We regret that this event has been canceled.
Please join the Ukrainian Studies Program at the Harriman Institute for a lecture by Mykola Riabchuk (Academy of Sciences of Ukraine; University of Warsaw; Ukrainian Catholic University in Lviv).
Volodymyr Zelensky’s landslide victory in Ukraine’s 2019 presidential election evoked the most opposite kinds of comments, ranging from highly enthusiastic to thoroughly apocalyptic. One line of argumentation maintains that the victory manifests, among other good things, the advance of a new type of Ukrainian identity and a gradual overcoming of traditional regional cleavages. The opposite view tends to consider it as a total defeat of the state-nation building project that was ushered in by the Revolution of Dignity and the defense against Russian aggression over the past five years.

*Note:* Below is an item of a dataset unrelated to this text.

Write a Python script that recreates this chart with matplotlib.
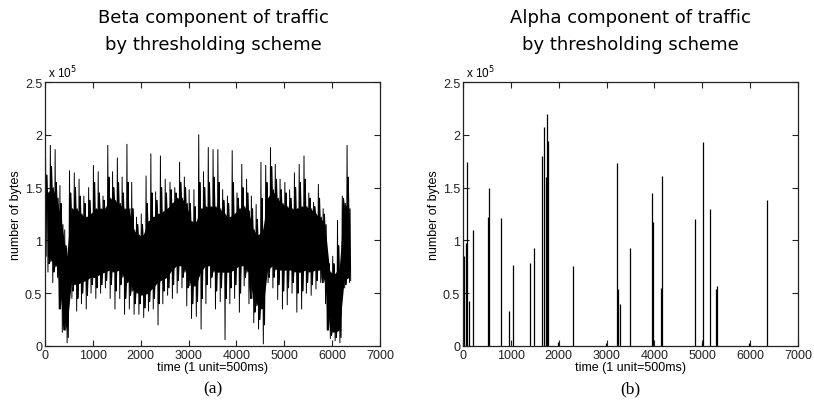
import numpy as np
import matplotlib
matplotlib.use("Agg")
import matplotlib.pyplot as plt

# beta component, read per 100-unit bin (values in units of 1e5 bytes)
beta_bin_start = list(range(0, 6400, 100))
# tallest spike / deepest dip in each bin
beta_hi = [1.78, 1.90, 1.86, 1.52, 1.10, 1.66, 1.64, 1.58, 1.42, 1.50,
           1.71, 1.65, 1.42, 1.90, 1.65, 1.78, 1.60, 1.91, 1.55, 1.22,
           1.25, 1.61, 1.82, 1.46, 1.80, 1.58, 1.55, 1.50, 1.74, 1.60,
           1.48, 1.48, 2.00, 1.65, 1.88, 1.86, 1.86, 1.48, 1.42, 1.85,
           1.45, 1.72, 1.58, 1.42, 1.34, 1.74, 1.71, 1.88, 1.72, 1.58,
           1.55, 1.48, 1.64, 1.72, 1.80, 1.45, 1.36, 1.53, 1.30, 0.82,
           0.85, 1.19, 1.42, 1.90]
beta_lo = [0.70, 0.60, 0.65, 0.13, 0.03, 0.45, 0.33, 0.40, 0.35, 0.50,
           0.45, 0.50, 0.55, 0.45, 0.35, 0.45, 0.30, 0.35, 0.30, 0.30,
           0.27, 0.33, 0.35, 0.20, 0.40, 0.48, 0.45, 0.50, 0.55, 0.38,
           0.26, 0.28, 0.16, 0.40, 0.55, 0.35, 0.42, 0.06, 0.40, 0.45,
           0.32, 0.57, 0.40, 0.22, 0.16, 0.02, 0.60, 0.55, 0.44, 0.35,
           0.39, 0.50, 0.32, 0.35, 0.50, 0.48, 0.54, 0.60, 0.40, 0.07,
           0.05, 0.03, 0.55, 0.60]
# second-tallest spike / second-deepest dip in each bin
beta_hi2 = [1.62, 1.70, 1.55, 1.35, 0.95, 1.45, 1.50, 1.42, 1.35, 1.38,
            1.55, 1.45, 1.38, 1.60, 1.50, 1.55, 1.45, 1.55, 1.30, 1.15,
            1.15, 1.35, 1.45, 1.38, 1.50, 1.45, 1.48, 1.45, 1.55, 1.50,
            1.35, 1.32, 1.55, 1.50, 1.55, 1.60, 1.55, 1.38, 1.35, 1.55,
            1.40, 1.50, 1.45, 1.30, 1.20, 1.40, 1.55, 1.70, 1.58, 1.48,
            1.45, 1.40, 1.50, 1.55, 1.58, 1.40, 1.32, 1.40, 1.25, 0.78,
            0.78, 0.95, 1.40, 1.60]
beta_lo2 = [0.78, 0.70, 0.70, 0.25, 0.08, 0.52, 0.45, 0.50, 0.48, 0.58,
            0.55, 0.58, 0.62, 0.58, 0.52, 0.58, 0.45, 0.48, 0.40, 0.40,
            0.36, 0.42, 0.45, 0.40, 0.52, 0.55, 0.58, 0.62, 0.65, 0.55,
            0.40, 0.42, 0.45, 0.58, 0.65, 0.52, 0.55, 0.45, 0.55, 0.58,
            0.50, 0.65, 0.55, 0.32, 0.25, 0.20, 0.65, 0.65, 0.58, 0.52,
            0.55, 0.60, 0.50, 0.52, 0.60, 0.58, 0.62, 0.65, 0.50, 0.10,
            0.08, 0.08, 0.58, 0.62]
# solid black band
beta_core_hi = [1.45, 1.50, 1.40, 1.15, 0.85, 1.30, 1.30, 1.25, 1.22, 1.25,
                1.30, 1.30, 1.30, 1.40, 1.38, 1.35, 1.30, 1.30, 1.10, 1.05,
                1.05, 1.18, 1.22, 1.25, 1.27, 1.30, 1.35, 1.40, 1.40, 1.35,
                1.18, 1.17, 1.30, 1.32, 1.32, 1.32, 1.30, 1.25, 1.22, 1.25,
                1.30, 1.32, 1.28, 1.10, 1.05, 1.10, 1.40, 1.48, 1.40, 1.35,
                1.32, 1.30, 1.30, 1.32, 1.32, 1.30, 1.25, 1.22, 1.15, 0.70,
                0.68, 0.75, 1.35, 1.30]
beta_core_lo = [0.85, 0.80, 0.75, 0.35, 0.15, 0.60, 0.58, 0.60, 0.62, 0.65,
                0.65, 0.68, 0.70, 0.72, 0.70, 0.72, 0.65, 0.60, 0.52, 0.50,
                0.48, 0.50, 0.55, 0.60, 0.63, 0.65, 0.72, 0.76, 0.76, 0.70,
                0.57, 0.57, 0.70, 0.76, 0.76, 0.70, 0.70, 0.70, 0.70, 0.72,
                0.76, 0.76, 0.70, 0.45, 0.38, 0.35, 0.72, 0.76, 0.72, 0.72,
                0.72, 0.72, 0.70, 0.70, 0.72, 0.70, 0.72, 0.72, 0.60, 0.15,
                0.13, 0.15, 0.62, 0.65]

# alpha component spikes
alpha_t = [10, 20, 70, 90, 132, 216, 530, 550, 787, 968, 1038, 1394, 1477,
           1651, 1693, 1735, 1749, 1777, 1979, 2306, 2989, 3212, 3233, 3281,
           3490, 3950, 3971, 4145, 4166, 4842, 4988, 5010, 5156, 5288, 5309,
           5984, 6347]
alpha_v = [0.19, 0.85, 0.98, 1.74, 0.43, 1.10, 1.22, 1.50, 1.21, 0.33, 0.77,
           0.79, 0.93, 1.80, 2.07, 1.60, 2.20, 1.94, 0.04, 0.76, 0.03, 1.73,
           0.54, 0.40, 0.93, 1.45, 1.17, 0.55, 1.61, 1.20, 0.03, 1.93, 1.30,
           0.54, 0.57, 0.03, 1.38]

scale = 1e5
W, H = 814, 410
fig = plt.figure(figsize=(W / 100, H / 100), dpi=100)

tick_font = {"family": "Liberation Sans", "size": 9}


def style_axes(ax):
    ax.set_xlim(0, 7000)
    ax.set_ylim(0, 2.5 * scale)
    ax.set_xticks(range(0, 7001, 1000))
    ax.set_yticks([0, 0.5e5, 1e5, 1.5e5, 2e5, 2.5e5])
    ax.set_yticklabels(["0", "0.5", "1", "1.5", "2", "2.5"], **tick_font)
    ax.set_xticklabels([str(v) for v in range(0, 7001, 1000)], **tick_font)
    ax.tick_params(direction="in", top=True, right=True, length=4,
                   width=0.8, pad=2, colors="#222222")
    for sp in ax.spines.values():
        sp.set_linewidth(0.9)
        sp.set_color("#222222")
    ax.set_xlabel("time (1 unit=500ms)", labelpad=0, **tick_font)
    ax.set_ylabel("number of bytes", labelpad=2, **tick_font)
    ax.text(0.01, 1.005, r"x 10$^5$", transform=ax.transAxes,
            fontsize=8.5, family="Liberation Sans", ha="left", va="bottom")


axl = fig.add_axes([45 / W, 1 - 347 / H, 335 / W, 264 / H])
axr = fig.add_axes([463 / W, 1 - 347 / H, 335 / W, 264 / H])

# beta: solid band plus up/down spikes leaving it
centers = np.array(beta_bin_start) + 50
axl.fill_between(centers, np.array(beta_core_lo) * scale,
                 np.array(beta_core_hi) * scale, color="black", lw=0)
xs, ys = [], []
for b, h, h2, lo, lo2, ch, cl in zip(beta_bin_start, beta_hi, beta_hi2,
                                     beta_lo, beta_lo2, beta_core_hi,
                                     beta_core_lo):
    xs += [b, b + 12, b + 25, b + 37, b + 50, b + 62, b + 75, b + 87]
    ys += [cl, h, cl, h2, ch, lo, ch, lo2]
axl.plot(xs, np.array(ys) * scale, color="black", lw=0.7)
style_axes(axl)

axr.vlines(alpha_t, 0, np.array(alpha_v) * scale, color="black", lw=0.9)
style_axes(axr)

title_font = {"family": "DejaVu Sans", "size": 13}
fig.text(213 / W, 1 - 18 / H, "Beta component of traffic", ha="center",
         va="center", **title_font)
fig.text(213 / W, 1 - 45 / H, "by thresholding scheme", ha="center",
         va="center", **title_font)
fig.text(630 / W, 1 - 18 / H, "Alpha component of traffic", ha="center",
         va="center", **title_font)
fig.text(630 / W, 1 - 45 / H, "by thresholding scheme", ha="center",
         va="center", **title_font)

cap_font = {"family": "Liberation Serif", "size": 12.5}
fig.text(213 / W, 1 - 389 / H, "(a)", ha="center", va="center", **cap_font)
fig.text(630 / W, 1 - 389 / H, "(b)", ha="center", va="center", **cap_font)

fig.savefig("out.png", dpi=100)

However tempting and often suitable it might be to conceptualize the Ukrainian elections as a competition of two different projects of state-nation building and, ultimately, of two different types of Ukrainian identity, this presentation will argue that there are many more factors that determine the preferences of Ukrainian voters, and that some of them—like the need for a large-scale catching-up in the modernization of Ukrainian society—are playing an increasingly decisive role.

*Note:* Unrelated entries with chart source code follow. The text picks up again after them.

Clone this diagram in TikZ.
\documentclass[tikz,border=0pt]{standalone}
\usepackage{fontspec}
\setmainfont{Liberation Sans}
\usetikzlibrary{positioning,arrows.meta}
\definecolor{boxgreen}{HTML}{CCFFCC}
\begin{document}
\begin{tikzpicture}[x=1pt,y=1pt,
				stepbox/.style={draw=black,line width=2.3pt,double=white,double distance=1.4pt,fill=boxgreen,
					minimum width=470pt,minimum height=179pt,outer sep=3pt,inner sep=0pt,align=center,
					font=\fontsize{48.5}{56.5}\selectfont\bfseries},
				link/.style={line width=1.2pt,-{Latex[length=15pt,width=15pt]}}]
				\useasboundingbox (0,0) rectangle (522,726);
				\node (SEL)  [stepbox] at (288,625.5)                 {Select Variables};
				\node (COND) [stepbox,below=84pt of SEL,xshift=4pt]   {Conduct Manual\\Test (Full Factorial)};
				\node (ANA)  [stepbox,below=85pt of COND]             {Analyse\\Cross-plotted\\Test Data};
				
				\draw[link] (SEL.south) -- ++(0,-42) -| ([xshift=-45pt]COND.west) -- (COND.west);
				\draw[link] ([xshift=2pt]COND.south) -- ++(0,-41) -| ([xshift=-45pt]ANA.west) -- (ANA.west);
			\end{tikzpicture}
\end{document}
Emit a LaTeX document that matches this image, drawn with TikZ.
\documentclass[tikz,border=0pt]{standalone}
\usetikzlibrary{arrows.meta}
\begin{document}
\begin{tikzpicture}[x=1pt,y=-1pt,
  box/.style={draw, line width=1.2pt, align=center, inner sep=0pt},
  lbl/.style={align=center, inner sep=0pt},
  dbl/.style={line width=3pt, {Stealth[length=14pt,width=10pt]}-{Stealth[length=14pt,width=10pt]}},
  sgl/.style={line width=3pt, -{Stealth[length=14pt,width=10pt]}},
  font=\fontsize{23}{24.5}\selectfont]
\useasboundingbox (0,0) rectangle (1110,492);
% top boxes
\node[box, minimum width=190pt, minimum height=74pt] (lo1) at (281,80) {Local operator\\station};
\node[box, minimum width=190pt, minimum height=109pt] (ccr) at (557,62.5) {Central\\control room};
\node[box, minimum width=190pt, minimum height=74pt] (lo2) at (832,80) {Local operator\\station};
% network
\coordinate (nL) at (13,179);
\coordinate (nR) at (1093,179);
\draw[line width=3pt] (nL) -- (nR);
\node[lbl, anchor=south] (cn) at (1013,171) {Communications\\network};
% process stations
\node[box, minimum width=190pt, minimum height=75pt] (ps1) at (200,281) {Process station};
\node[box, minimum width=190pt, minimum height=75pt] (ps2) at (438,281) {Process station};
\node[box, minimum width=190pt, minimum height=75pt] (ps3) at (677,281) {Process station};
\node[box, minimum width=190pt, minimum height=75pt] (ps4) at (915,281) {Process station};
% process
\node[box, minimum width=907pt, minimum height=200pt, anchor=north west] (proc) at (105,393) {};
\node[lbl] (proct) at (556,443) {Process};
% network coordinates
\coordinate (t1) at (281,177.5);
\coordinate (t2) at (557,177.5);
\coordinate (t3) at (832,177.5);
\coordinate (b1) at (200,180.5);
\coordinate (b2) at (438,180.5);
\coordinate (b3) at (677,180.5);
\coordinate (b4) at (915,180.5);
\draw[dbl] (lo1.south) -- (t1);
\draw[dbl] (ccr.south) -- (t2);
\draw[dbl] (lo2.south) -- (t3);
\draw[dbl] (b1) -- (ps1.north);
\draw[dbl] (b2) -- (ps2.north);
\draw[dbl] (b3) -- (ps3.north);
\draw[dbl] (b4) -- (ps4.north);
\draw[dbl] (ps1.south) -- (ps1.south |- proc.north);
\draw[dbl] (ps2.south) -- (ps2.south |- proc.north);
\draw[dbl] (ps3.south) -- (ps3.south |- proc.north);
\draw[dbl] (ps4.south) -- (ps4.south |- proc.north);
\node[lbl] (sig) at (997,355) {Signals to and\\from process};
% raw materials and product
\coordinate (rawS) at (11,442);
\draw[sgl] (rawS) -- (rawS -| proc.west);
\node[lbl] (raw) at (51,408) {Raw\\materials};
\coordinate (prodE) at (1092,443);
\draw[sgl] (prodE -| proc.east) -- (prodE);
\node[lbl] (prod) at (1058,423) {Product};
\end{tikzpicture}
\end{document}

Mykola Riabchuk (1953) is a Senior Research Fellow at the Institute of Political and Nationalities’ Studies, Academy of Sciences of Ukraine, and a lecturer at the University of Warsaw and Ukrainian Catholic University in Lviv. Since 2014, he has been head of the Ukrainian PEN-center and the jury of the “Angelus” international literary award. Dr. Riabchuk has written several books and many articles on civil society, state/nation building, nationalism, national identity, and postcommunist transition in Eastern Europe, particularly in Ukraine. Five of his books were translated into Polish, and one into French (De la petit Russie a l’Ukraine, 2003), German (Die reale und die imaginierte Ukraine, 2005), and Hungarian (A ket Ukraina, 2015). His work was distinguished with a number of national and international awards and fellowships, including Fulbright (1994-96, 2016), Reagan-Fascell (2011), and EURIAS (2013-14).